The massive increases in utility bills over the past few years have had a huge impact on the elderly who have faced ever increasing difficulties in paying their bills. As a result of this, the Government, charities and suppliers have teamed up to offer special tariffs and discounts for the over 60s. Winter Fuel payments are also available.

If you’re having trouble paying your fuel bills, no matter what age you are, contact the Home Heat Helpline, http://www.homeheathelpline.org, on 0800 33 66 99 for free advice.

6. Dual fuel

Many suppliers offer further discounts if you choose to get both your gas and your electricity from them. But you should still shop around to be sure that you are getting the best deal.

8. Bonuses and discounts

Lots of companies also offer bonuses and extra discounts for switching online, for being loyal and staying with them for a certain amount of time or for agreeing to receive your bills electronically (this isn’t the same as an online account). However, you should be wary of bonuses and discounts that are awarded after a set period, causing you to miss out on deals elsewhere.

9. Direct Debit

Using Direct Debit to pay your utility bills can save you around £2 a month, and ensures that your bills are always paid on time.

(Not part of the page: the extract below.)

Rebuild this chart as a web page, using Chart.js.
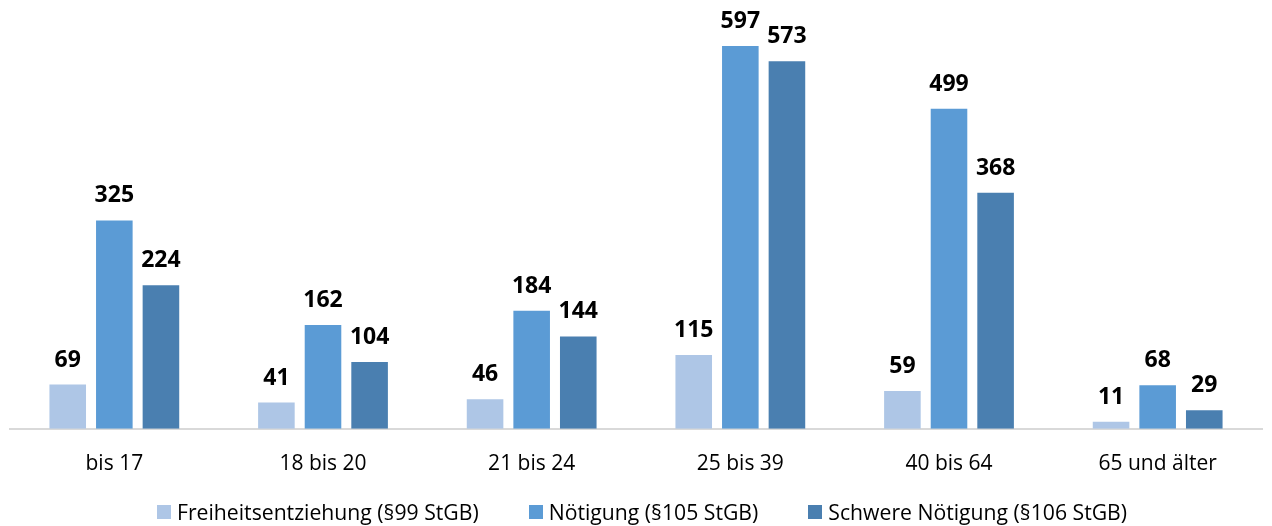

But be careful if you have estimated bills as you can end up overpaying and the excess can prove difficult to get back. A survey by gas and electricity watchdog Energywatch cited 11 per cent of customers complaining about this problem.

You also need to make sure that there is always enough in the bank when paying by Direct Debit, otherwise you could face fines by your bank.

10. Switching

In such a fast-paced market, one of the easiest ways to save money is to switch to a new supplier. You should check the market for the best deals every six months or so and bear in mind that prices are expected to fall this year, so tying yourself to one company isn’t the best idea, especially as you can already get very competitive prices on more flexible tariffs.